Die gegenteilige Auffassung (Konecny, ÖJZ 2002, 492 [501]; Lentsch Unternehmensfortführung durch den Masseverwalter 123 f; Konecny ZIK 1998, 73 [78]), dass über eine bloß befristete Unternehmensfortführung in der Berichtstagsatzung keine Beschlussfassung erfolgen müsse, wird weder dem Gesetzeszweck noch der Forderung nach Rechtssicherheit gerecht: Gerade weil das Lösungsrecht nach § 25 KO auch bei bloß befristet bewilligter Unternehmensfortführung entsteht, entspricht es dem Gebot der Rechtssicherheit, dass die Entscheidung über das Unternehmensschicksal in Form eines Gerichtsbeschlusses ergeht, der - nach Abschluss der Prüfphase - in der Berichtstagsatzung zu ergehen hat. Hier hat sich nun das Konkursgericht nicht an die Anordnung des Gesetzgebers gehalten und in der Berichtstagsatzung keinen der in § 91a KO vorgesehenen Beschlüsse gefasst. Die "Absichtserklärung" der Konkursrichterin über eine in Zukunft möglicherweise zu bewilligende befristete Unternehmensfortführung (bei Kautionserlag) ist einer Beschlussfassung nicht gleichzuhalten. Dieser vom Gesetzgeber weder in § 25 KO noch in § 3 Abs 2 Z 4 IESG bedachte Fall ist nach dem dargelegten Zweck der Regelung des § 25 KO so zu beurteilen, dass der Kläger - jedenfalls bis zum Ablauf der 90-tägigen Frist des § 91a KO - mit der Anberaumung einer weiteren zur Beschlussfassung nach § 91a KO bestimmten Tagsatzung oder zumindest - wie in der Folge auch geschehen - mit einer Beschlussfassung außerhalb der Berichtstagsatzung rechnen konnte. Der nach tatsächlicher Beschlussfassung über die befristete Unternehmensfortführung noch innerhalb der Monatsfrist nach Ablauf der 90tägigen Frist nach § 91a KO erklärte Austritt des Klägers ist daher bei am Zweck des Gesetzes orientierter Auslegung noch dem Tatbestand des § 25 Abs 1 Z 2 lit b KO zuzuordnen. Eine über das gesetzlich vorgesehene Ausmaß hinausgehende Belastung des Insolvenzausfallgeldfonds ist mit dieser Auslegung ebenfalls nicht verbunden: Unter Berücksichtigung der 90-tägigen Frist des § 91a KO und der daran anschließenden Monatsfrist für den Austritt ist ohnedies ein maximaler Sicherungszeitraum von vier Monaten ab Konkurseröffnung vorgesehen.

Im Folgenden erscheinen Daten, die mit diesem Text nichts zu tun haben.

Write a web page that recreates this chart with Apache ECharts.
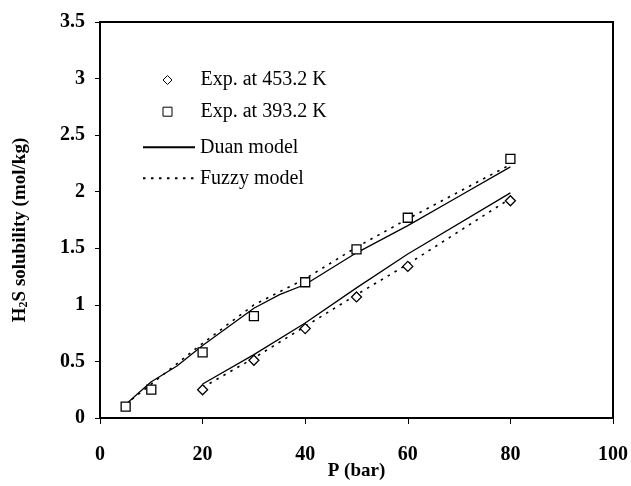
<!DOCTYPE html>
<html>
<head>
<meta charset="utf-8">
<script src="https://cdn.jsdelivr.net/npm/echarts@6/dist/echarts.min.js"></script>
<style>
  html, body { margin: 0; padding: 0; background: #fff; }
  #chart { width: 631px; height: 486px; }
</style>
</head>
<body>
<div id="chart"></div>
<script>
// experimental points
var p453 = [20, 30, 40, 50, 60, 80];
var exp453 = [0.25, 0.51, 0.79, 1.07, 1.34, 1.92];
var p393 = [5, 10, 20, 30, 40, 50, 60, 80];
var exp393 = [0.10, 0.25, 0.58, 0.90, 1.20, 1.49, 1.77, 2.29];

// Duan model curves
var duanP393 = [5, 7.5, 10, 15, 20, 30, 35, 40, 50, 60, 70, 80];
var duan393 = [0.12, 0.22, 0.32, 0.46, 0.64, 0.97, 1.09, 1.18, 1.46, 1.70, 1.96, 2.22];
var duanP453 = [20, 30, 40, 50, 60, 80];
var duan453 = [0.30, 0.56, 0.84, 1.15, 1.45, 1.99];

// Fuzzy model curves
var fuzzyP393 = [5, 10, 20, 30, 40, 50, 60, 80];
var fuzzy393 = [0.12, 0.30, 0.66, 1.00, 1.23, 1.51, 1.76, 2.24];
var fuzzyP453 = [20, 30, 40, 50, 60, 80];
var fuzzy453 = [0.27, 0.53, 0.81, 1.09, 1.36, 1.94];

var xTicks = [0, 20, 40, 60, 80, 100];

function pairs(xs, ys) {
    return xs.map(function (x, i) { return [x, ys[i]]; });
}

var font = 'Liberation Serif';
var chart = echarts.init(document.getElementById('chart'));

var legendBase = {
    left: 142,
    padding: 0,
    itemWidth: 52,
    itemHeight: 10,
    selectedMode: false,
    textStyle: { fontFamily: font, fontSize: 20, color: '#000' }
};
// scatter entries: small symbol centred under the line icons, text pushed right
var markLegend = {
    left: 162.5,
    itemWidth: 9,
    itemHeight: 9,
    itemStyle: { borderWidth: 1 },
    textStyle: { fontFamily: font, fontSize: 20, color: '#000', padding: [0, 0, 0, 23.5] }
};
// line entries: hide the circle that line legends add
var lineLegend = {
    itemStyle: { opacity: 0, borderWidth: 0 }
};

option = {
    animation: false,
    backgroundColor: '#fff',
    grid: {
        left: 100, right: 18, top: 22, bottom: 68,
        outerBoundsMode: 'none',
        show: true, borderColor: '#000', borderWidth: 2
    },
    legend: [
        Object.assign({}, legendBase, markLegend, { top: 70, data: ['Exp. at 453.2 K'] }),
        Object.assign({}, legendBase, markLegend, { top: 101.7, data: ['Exp. at 393.2 K'] }),
        Object.assign({}, legendBase, lineLegend, { top: 137.3, data: ['Duan model'] }),
        Object.assign({}, legendBase, lineLegend, { top: 168.3, data: ['Fuzzy model'] })
    ],
    xAxis: {
        type: 'value',
        min: xTicks[0], max: xTicks[xTicks.length - 1], interval: 20,
        name: 'P (bar)',
        nameLocation: 'middle',
        nameGap: 44,
        nameMoveOverlap: false,
        nameTextStyle: { fontFamily: font, fontSize: 19, fontWeight: 'bold', color: '#000' },
        axisLine: { lineStyle: { color: '#000', width: 2 } },
        axisTick: { length: 6, lineStyle: { color: '#000', width: 1 } },
        axisLabel: { margin: 27, fontFamily: font, fontSize: 20, fontWeight: 'bold', color: '#000' },
        splitLine: { show: false }
    },
    yAxis: {
        type: 'value',
        min: 0, max: 3.5, interval: 0.5,
        name: '{a|H}{s|2}{a|S solubility (mol/kg)}',
        nameLocation: 'middle',
        nameGap: 70,
        nameMoveOverlap: false,
        nameTextStyle: {
            fontFamily: font, fontWeight: 'bold', color: '#000',
            padding: [0, 20, 0, 0],
            rich: {
                a: { fontFamily: font, fontSize: 19, fontWeight: 'bold', color: '#000', lineHeight: 22, verticalAlign: 'bottom' },
                s: { fontFamily: font, fontSize: 12, fontWeight: 'bold', color: '#000', lineHeight: 12, verticalAlign: 'bottom' }
            }
        },
        axisLine: { lineStyle: { color: '#000', width: 2 } },
        axisTick: { length: 5, lineStyle: { color: '#000', width: 1 } },
        axisLabel: { margin: 15, fontFamily: font, fontSize: 20, fontWeight: 'bold', color: '#000' },
        splitLine: { show: false }
    },
    series: [
        {
            name: 'Duan model', type: 'line', symbol: 'none', showSymbol: false,
            data: pairs(duanP393, duan393),
            lineStyle: { color: '#000', width: 1.3 }, itemStyle: { color: '#000' }, z: 2
        },
        {
            name: 'Duan model', type: 'line', symbol: 'none', showSymbol: false,
            data: pairs(duanP453, duan453),
            lineStyle: { color: '#000', width: 1.3 }, itemStyle: { color: '#000' }, z: 2
        },
        {
            name: 'Fuzzy model', type: 'line', symbol: 'none', showSymbol: false,
            data: pairs(fuzzyP393, fuzzy393),
            lineStyle: { color: '#000', width: 1.6, type: [2.5, 5.5] }, itemStyle: { color: '#000' }, z: 2
        },
        {
            name: 'Fuzzy model', type: 'line', symbol: 'none', showSymbol: false,
            data: pairs(fuzzyP453, fuzzy453),
            lineStyle: { color: '#000', width: 1.6, type: [2.5, 5.5] }, itemStyle: { color: '#000' }, z: 2
        },
        {
            name: 'Exp. at 453.2 K', type: 'scatter', symbol: 'diamond', symbolSize: 10,
            data: pairs(p453, exp453),
            itemStyle: { color: '#fff', borderColor: '#000', borderWidth: 1.3, opacity: 1 }, z: 3
        },
        {
            name: 'Exp. at 393.2 K', type: 'scatter', symbol: 'rect', symbolSize: 9,
            data: pairs(p393, exp393),
            itemStyle: { color: '#fff', borderColor: '#000', borderWidth: 1.3, opacity: 1 }, z: 3
        }
    ]
};

chart.setOption(option);
</script>
</body>
</html>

Der berechtigten Revision war daher in der Hauptsache Folge zu geben und das nach Klageeinschränkung rechnerisch unstrittige Klagebegehren zuzusprechen.

Die Abweisung des Zinsenbegehrens war jedoch im Hinblick auf dessen gänzliche Unbestimmtheit (Höhe; Beginn des Zinsenlaufs) zu bestätigen.

Die Entscheidung über die Kosten des Revisionsverfahrens gründet sich auf § 77 Abs 1 Z 2 lit a ASGG.